*EXTRACTED ENTRIES*
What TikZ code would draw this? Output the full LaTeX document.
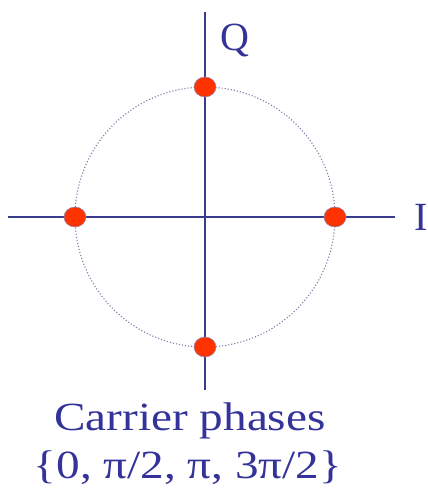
\documentclass[tikz,border=0pt]{standalone}
\usepackage{fontspec}
\setmainfont{Liberation Serif}
\newfontfamily\widefont[FakeStretch=1.18]{Liberation Serif}
\usepackage{xcolor}
\usepackage{tikz}
\usetikzlibrary{positioning}
\definecolor{ink}{HTML}{333399}
\definecolor{axis}{HTML}{3C3C8F}
\definecolor{ring}{HTML}{7A7AA6}
\definecolor{symb}{HTML}{FF3300}
\tikzset{
  axisline/.style={draw=axis, line width=1.6pt},
  ringline/.style={draw=ring, line width=1.1pt, dotted},
  symbol/.style={ellipse, fill=symb, draw=axis!60, line width=0.5pt, minimum width=22pt, minimum height=20pt, inner sep=0pt},
  lbl/.style={font=\fontsize{40}{48}\selectfont, text=ink, inner sep=0pt},
}
\usetikzlibrary{shapes.geometric}

\begin{document}
\begin{tikzpicture}[x=1pt,y=-1pt]
      \useasboundingbox (0,0) rectangle (428,496);
      \coordinate (o) at (205,217);
      \coordinate (iL) at (8,217);
      \coordinate (iR) at (395,217);
      \coordinate (qT) at (205,12);
      \coordinate (qB) at (205,390);
      \draw[ringline] (o) circle (130);
      \draw[axisline] (iL) -- (iR);
      \draw[axisline] (qT) -- (qB);
      % four carrier phases
      \foreach \n/\a in {s0/0,s1/90,s2/180,s3/270}
        {\node[symbol] (\n) at ([shift={(\a:130)}]o) {};}
      \node[lbl, anchor=base west] (qlab) at (220,50) {Q};
      \node[lbl, anchor=base west] (ilab) at (414,230) {I};
      \node[lbl, anchor=base, font=\widefont\fontsize{40}{48}\selectfont] (title) at (190,430) {Carrier phases};
      \node[lbl, anchor=base, font=\widefont\fontsize{40}{48}\selectfont] (phases) at (188,478) {\{0, π/2, π, 3π/2\}};
    \end{tikzpicture}
\end{document}
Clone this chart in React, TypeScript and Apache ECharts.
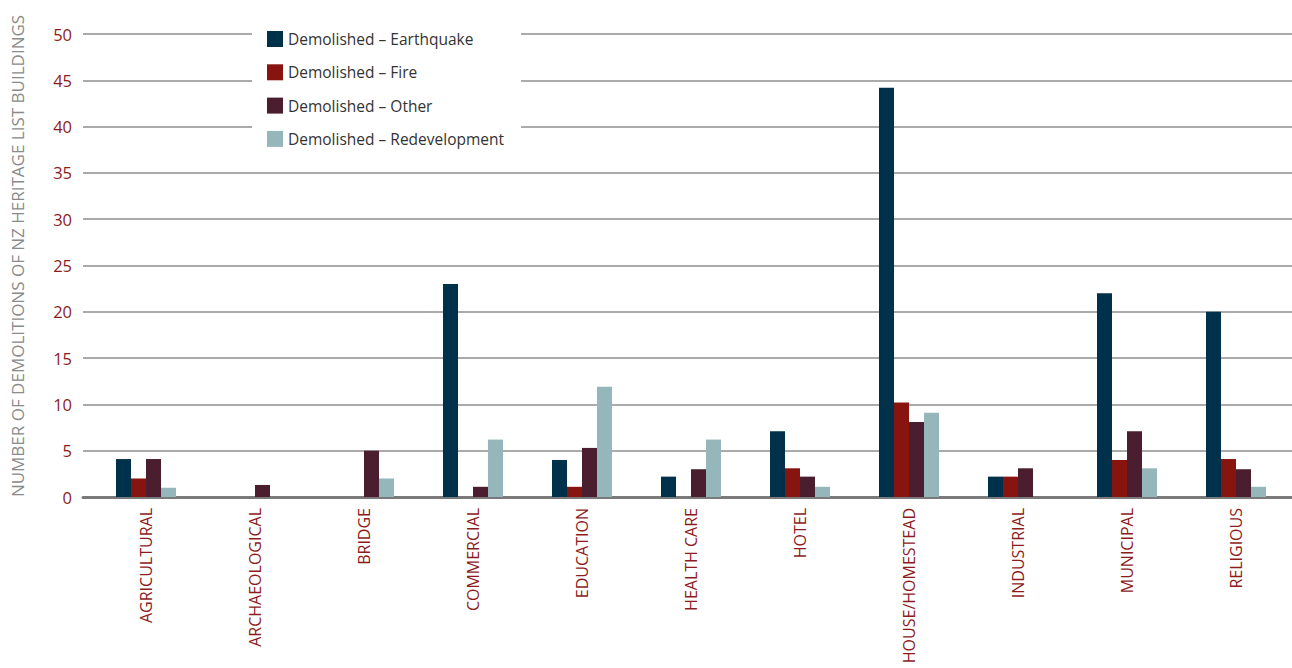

*GIVEN EXERCISE*
Word for word, quote the lines above. Omit the pictures.

*TASK OUTPUT*
What TikZ code would draw this? Output the full LaTeX document.
\documentclass[tikz,border=0pt]{standalone}
\usepackage{fontspec}
\setmainfont{Liberation Serif}
\newfontfamily\widefont[FakeStretch=1.18]{Liberation Serif}
\usepackage{xcolor}
\usepackage{tikz}
\usetikzlibrary{positioning}
\definecolor{ink}{HTML}{333399}
\definecolor{axis}{HTML}{3C3C8F}
\definecolor{ring}{HTML}{7A7AA6}
\definecolor{symb}{HTML}{FF3300}
\tikzset{
  axisline/.style={draw=axis, line width=1.6pt},
  ringline/.style={draw=ring, line width=1.1pt, dotted},
  symbol/.style={ellipse, fill=symb, draw=axis!60, line width=0.5pt, minimum width=22pt, minimum height=20pt, inner sep=0pt},
  lbl/.style={font=\fontsize{40}{48}\selectfont, text=ink, inner sep=0pt},
}
\usetikzlibrary{shapes.geometric}

\begin{document}
\begin{tikzpicture}[x=1pt,y=-1pt]
      \useasboundingbox (0,0) rectangle (428,496);
      \coordinate (o) at (205,217);
      \coordinate (iL) at (8,217);
      \coordinate (iR) at (395,217);
      \coordinate (qT) at (205,12);
      \coordinate (qB) at (205,390);
      \draw[ringline] (o) circle (130);
      \draw[axisline] (iL) -- (iR);
      \draw[axisline] (qT) -- (qB);
      % four carrier phases
      \foreach \n/\a in {s0/0,s1/90,s2/180,s3/270}
        {\node[symbol] (\n) at ([shift={(\a:130)}]o) {};}
      \node[lbl, anchor=base west] (qlab) at (220,50) {Q};
      \node[lbl, anchor=base west] (ilab) at (414,230) {I};
      \node[lbl, anchor=base, font=\widefont\fontsize{40}{48}\selectfont] (title) at (190,430) {Carrier phases};
      \node[lbl, anchor=base, font=\widefont\fontsize{40}{48}\selectfont] (phases) at (188,478) {\{0, π/2, π, 3π/2\}};
    \end{tikzpicture}
\end{document}
Clone this chart in React, TypeScript and Apache ECharts.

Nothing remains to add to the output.